Fly that lame cashier to Cambodia!

Tom Owings

Last summer, while I was waiting in line to buy a vintage lamp at a Salvation Army Store (in a community other than Ames), I noticed that the customer in front of the line was experiencing a communication problem with the cashier.

The customer appeared to be a middle-aged woman of Southeast Asian descent. She was dressed in a torn, brown sweater and a shabby, orange pair of slacks; this clothing was draped loosely over her frame in such a way that her body seemed almost skeletal.

She spoke quietly and hesitantly, repeating her words, and she was leaning forward in order to better listen to the cashier. The customer was unable to fluently speak or easily understand English. Throughout their broken dialogue, the customer maintained a polite smile, full of painfully crooked teeth, although her eyes revealed the anxiety she must have been feeling inside.

The cashier was a sturdy, formidable-looking woman with a frizzy yellow permanent wave in her hair and a curt tone in her voice. She was rasping at the customer — “Listen! Listen!” — repeating the price again and again, oblivious to any words the customer was trying to pronounce.

Apparently, the customer was attempting to bargain with the cashier. She was trying to get a better deal on a rumpled secondhand hat. After a few minutes of this exchange, the cashier began to make little clicking noises with her tongue. She sighed dramatically, rolling her eyes at the other customers in line as if to apologize to them for wasting their time, and then she raised her unpleasant voice to an even greater volume, showing off her displeasure.

I will not bore anyone with the details of how I intervened in this situation because what I said and did is not important. I just wanted to buy my hip vintage ’60s lamp and get out of there in a hurry, anyway.

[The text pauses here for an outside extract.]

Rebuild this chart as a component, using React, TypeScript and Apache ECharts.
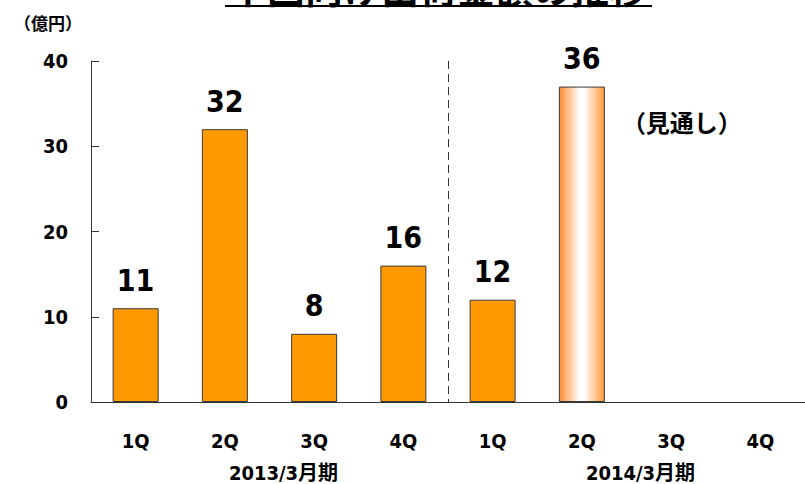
import React, { useEffect, useRef } from "react";
import * as echarts from "echarts";

const quarters = ["1Q", "2Q", "3Q", "4Q", "1Q", "2Q", "3Q", "4Q"];
const periods = ["2013/3月期", "2014/3月期"];
const barValues: (number | null)[] = [11, 32, 8, 16, 12, 37, null, null];
const barLabels = ["11", "32", "8", "16", "12", "36", "", ""];
const forecastIndex = 5;
const yTicks = [0, 10, 20, 30, 40];
const titleText = "中国向け出荷金額の推移";
const unitText = "（億円）";
const forecastText = "（見通し）";

const NUM_FONT = '"DejaVu Sans Condensed", "Liberation Sans Narrow", "Noto Sans CJK JP", sans-serif';
const CJK_FONT = '"Noto Sans CJK JP", "Noto Sans", sans-serif';

export default function App() {
  const ref = useRef<HTMLDivElement>(null);
  useEffect(() => {
    if (!ref.current) return;
    const chart = echarts.init(ref.current, null, { renderer: "svg" });
    const gradient = new echarts.graphic.LinearGradient(0, 0, 1, 0, [
      { offset: 0, color: "#ff8a2e" },
      { offset: 0.45, color: "#ffffff" },
      { offset: 0.55, color: "#ffffff" },
      { offset: 1, color: "#ff9a3a" },
    ]);
    const data = barValues.map((v, i) => ({
      value: v,
      itemStyle: i === forecastIndex ? { color: gradient } : undefined,
      label: { formatter: barLabels[i] },
    }));
    chart.setOption({
      animation: false,
      grid: { left: 91, right: -10, top: 61, bottom: 82 },
      xAxis: [
        {
          type: "category",
          data: quarters,
          position: "bottom",
          axisLine: { lineStyle: { color: "#333", width: 1 } },
          axisTick: { show: false },
          axisLabel: {
            interval: 0,
            margin: 29,
            color: "#000",
            fontFamily: NUM_FONT,
            fontWeight: "bold",
            fontSize: 20,
          },
        },
        {
          type: "category",
          data: periods,
          position: "bottom",
          axisLine: { show: false },
          axisTick: { show: false },
          axisLabel: {
            interval: 0,
            margin: 61,
            color: "#000",
            fontFamily: NUM_FONT,
            fontWeight: "bold",
            fontSize: 20,
            padding: [0, 0, 0, 28],
          },
        },
      ],
      yAxis: {
        type: "value",
        min: yTicks[0],
        max: yTicks[yTicks.length - 1],
        interval: 10,
        splitLine: { show: false },
        axisLine: { show: true, lineStyle: { color: "#333", width: 1 } },
        axisTick: { show: true, inside: true, length: 8, lineStyle: { color: "#333" } },
        axisLabel: {
          margin: 23,
          color: "#000",
          fontFamily: NUM_FONT,
          fontWeight: "bold",
          fontSize: 20,
        },
      },
      series: [
        {
          type: "bar",
          xAxisIndex: 0,
          data,
          barWidth: 46,
          itemStyle: { color: "#ff9900", borderColor: "#3a3a3a", borderWidth: 1 },
          label: {
            show: true,
            position: "top",
            distance: 13,
            color: "#000",
            fontFamily: NUM_FONT,
            fontWeight: "bold",
            fontSize: 30,
          },
        },
      ],
    });

    const xa = chart.convertToPixel({ xAxisIndex: 0 }, 3) as number;
    const xb = chart.convertToPixel({ xAxisIndex: 0 }, 4) as number;
    const sepX = Math.round((xa + xb) / 2) + 0.5;
    const y0 = chart.convertToPixel({ yAxisIndex: 0 }, 0) as number;
    const yTop = chart.convertToPixel({ yAxisIndex: 0 }, 40) as number;
    const fx = chart.convertToPixel({ xAxisIndex: 0 }, forecastIndex) as number;

    chart.setOption({
      graphic: [
        {
          type: "line",
          shape: { x1: sepX, y1: yTop, x2: sepX, y2: y0 },
          style: { stroke: "#333", lineWidth: 1, lineDash: [8, 5] },
          silent: true,
        },
        {
          type: "text",
          x: 438,
          y: 5,
          style: {
            text: titleText,
            fill: "#000",
            font: `bold 38px ${CJK_FONT}`,
            textAlign: "center",
            textVerticalAlign: "bottom",
          },
        },
        {
          type: "line",
          shape: { x1: 225, y1: 6, x2: 652, y2: 6 },
          style: { stroke: "#000", lineWidth: 2 },
        },
        {
          type: "text",
          x: 14,
          y: 22,
          style: {
            text: unitText,
            fill: "#000",
            font: `bold 17px ${CJK_FONT}`,
            textAlign: "left",
            textVerticalAlign: "middle",
          },
        },
        {
          type: "text",
          x: fx + 40,
          y: 121,
          style: {
            text: forecastText,
            fill: "#000",
            font: `bold 24px ${CJK_FONT}`,
            textAlign: "left",
            textVerticalAlign: "middle",
          },
        },
      ],
    });

    return () => chart.dispose();
  }, []);
  return (
    <div
      ref={ref}
      style={{ position: "absolute", left: 0, top: 0, width: 805, height: 484, background: "#fff" }}
    />
  );
}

What is important to remember from this scene is the behavior of the cashier. Those little clicking noises she made with her tongue said it all. “Why can’t these people learn how to speak English?” she wanted to know. “What’s wrong with them? Why should I have to listen to their gibberish?”

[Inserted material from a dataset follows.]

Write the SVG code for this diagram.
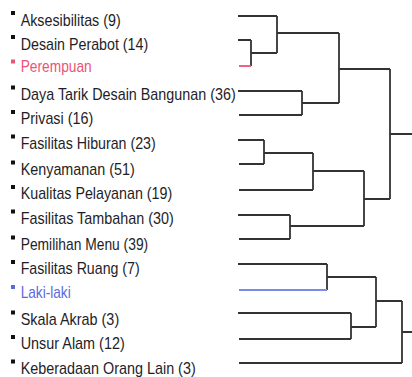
<svg xmlns="http://www.w3.org/2000/svg" width="412" height="377" viewBox="0 0 412 377">
<style>
.lbl{font-family:"Liberation Sans",Arial,sans-serif;font-size:17px;fill:#1e1e28}
.blt{fill:#111}
.conn{fill:none;stroke:#333;stroke-width:1.8}
.red{fill:#ea5577}
.blue{fill:#5a6ae0}
</style>
<rect width="412" height="377" fill="#fff"/>
<g id="connectors">
<path class="conn" d="M238 16H277M238 40H251M251 40V66M251 53H277M277 16V53M277 33H339M238 91H302M239 115H302M302 91V115M302 103H339M339 33V103M339 69H390M390 69V199M390 134H412M238 140H264M239 164H264M264 140V164M264 153H313M239 190H313M313 153V190M313 171H364M238 215H290M239 239H290M290 215V239M290 226H364M364 171V226M364 199H390M238 264H327M327 264V290M327 277H376M238 313H351M239 339H351M351 313V339M351 327H376M376 277V327M376 301H402M239 363H402M402 301V363M402 332H412"/>
<path d="M239 66H251" fill="none" stroke="#ea5577" stroke-width="1.8"/>
<path d="M239 290H327" fill="none" stroke="#7a8ce4" stroke-width="1.8"/>
</g>
<g id="n-aksesibilitas"><rect class="blt" x="11" y="11" width="4" height="4"/><text class="lbl" x="20.7" y="25.5" textLength="100" lengthAdjust="spacingAndGlyphs">Aksesibilitas (9)</text></g>
<g id="n-desain-perabot"><rect class="blt" x="11" y="35" width="4" height="4"/><text class="lbl" x="20.7" y="49.5" textLength="127.5" lengthAdjust="spacingAndGlyphs">Desain Perabot (14)</text></g>
<g id="n-perempuan"><rect class="red" x="11" y="59.5" width="4" height="4"/><text class="lbl" style="fill:#ea5577" x="20.7" y="72" textLength="71" lengthAdjust="spacingAndGlyphs">Perempuan</text></g>
<g id="n-daya-tarik"><rect class="blt" x="11" y="85.5" width="4" height="4"/><text class="lbl" x="20.7" y="100" textLength="215" lengthAdjust="spacingAndGlyphs">Daya Tarik Desain Bangunan (36)</text></g>
<g id="n-privasi"><rect class="blt" x="11" y="110" width="4" height="4"/><text class="lbl" x="20.7" y="124.3" textLength="72.5" lengthAdjust="spacingAndGlyphs">Privasi (16)</text></g>
<g id="n-fasilitas-hiburan"><rect class="blt" x="11" y="134.5" width="4" height="4"/><text class="lbl" x="20.7" y="149" textLength="135" lengthAdjust="spacingAndGlyphs">Fasilitas Hiburan (23)</text></g>
<g id="n-kenyamanan"><rect class="blt" x="11" y="160.5" width="4" height="4"/><text class="lbl" x="20.7" y="175" textLength="114" lengthAdjust="spacingAndGlyphs">Kenyamanan (51)</text></g>
<g id="n-kualitas-pelayanan"><rect class="blt" x="11" y="185" width="4" height="4"/><text class="lbl" x="20.7" y="199.3" textLength="151.5" lengthAdjust="spacingAndGlyphs">Kualitas Pelayanan (19)</text></g>
<g id="n-fasilitas-tambahan"><rect class="blt" x="11" y="209.5" width="4" height="4"/><text class="lbl" x="20.7" y="224" textLength="153" lengthAdjust="spacingAndGlyphs">Fasilitas Tambahan (30)</text></g>
<g id="n-pemilihan-menu"><rect class="blt" x="11" y="235.5" width="4" height="4"/><text class="lbl" x="20.7" y="250" textLength="127.5" lengthAdjust="spacingAndGlyphs">Pemilihan Menu (39)</text></g>
<g id="n-fasilitas-ruang"><rect class="blt" x="11" y="260" width="4" height="4"/><text class="lbl" x="20.7" y="274.3" textLength="119" lengthAdjust="spacingAndGlyphs">Fasilitas Ruang (7)</text></g>
<g id="n-laki-laki"><rect class="blue" x="11" y="285" width="4" height="4"/><text class="lbl" style="fill:#5a6ae0" x="20.7" y="298" textLength="50" lengthAdjust="spacingAndGlyphs">Laki-laki</text></g>
<g id="n-skala-akrab"><rect class="blt" x="11" y="310.5" width="4" height="4"/><text class="lbl" x="20.7" y="325" textLength="98.5" lengthAdjust="spacingAndGlyphs">Skala Akrab (3)</text></g>
<g id="n-unsur-alam"><rect class="blt" x="11" y="335" width="4" height="4"/><text class="lbl" x="20.7" y="349.3" textLength="104" lengthAdjust="spacingAndGlyphs">Unsur Alam (12)</text></g>
<g id="n-keberadaan"><rect class="blt" x="11" y="359.5" width="4" height="4"/><text class="lbl" x="20.7" y="374" textLength="175" lengthAdjust="spacingAndGlyphs">Keberadaan Orang Lain (3)</text></g>
</svg>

I will wager that this woman thinks she loves America. She will be the first person to tell you with absolute certainty that America is the greatest country on God’s green earth — and she very well may be right.

But I have news for her.

If (heaven forbid) America should ever fall from its lofty pinnacle of greatness, this cashier and her ilk will accelerate the plunge. She is one of those dry, old lumps that spoil the flavor in our great American melting pot. The Salvation Army ought to fire her pompous ass.

I wish I could teach her to really love America. If I ever win the Powerball jackpot, I will use some of my millions to create a special foreign exchange program designed to educate and enlighten this same cashier and all ignoramuses like her.

I will abduct every last one of them, and I will fly them non-stop to a tropical agrarian commune amid an isolated Cambodian mine field, where they will learn how to cultivate rice. I will hire non-English-speaking instructors from the Khmer Rouge to facilitate this learning experience. There will be no physical abuse permitted, but the cashier’s daily food rations will be diminished each time she speaks English during class time.

When the cashier and her fellow learners have mastered the art of cultivating rice in the mine field, and when they are able to articulate their newly impassioned love for America in the Khmer language, the learners will be allowed brief, supervised, culture-centered field trips to Phnom Penh. In Phnom Penh, the learners will be allowed to sell on the street any unnecessary American luxury items they might have brought, such as watches, combs and belts, in exchange for Cambodian currency. After they have successfully hawked these items, the learners will be able to spend their new mad money on some of the local cuisine.

By employing a communicative approach to cross-cultural learning, my program for these learners will instill sensitivity for the needs and difficulties of newcomers in America. It will show them that there are significant differences between English and other languages. The field trip excursions they earn through their acquisition of rice-cultivating skills will offer them a chance to learn bargaining techniques in tropical open-air markets.

When our friendly cashier graduates from the program, she will be permitted to return to Iowa, and I guarantee you, she will be a changed person. After she is reappointed to her former position at the Salvation Army, she will appreciate air conditioning! Gone forever will be that sour expression she once wore. Non-native speakers of English will enjoy first-class customer service.

If not … Well, don’t worry. I’ll send her back to the Khmer Rouge. They’ll know what to do with her.


Tom Owings is a graduate student in English from Ames. He is the opinion editor of the Daily.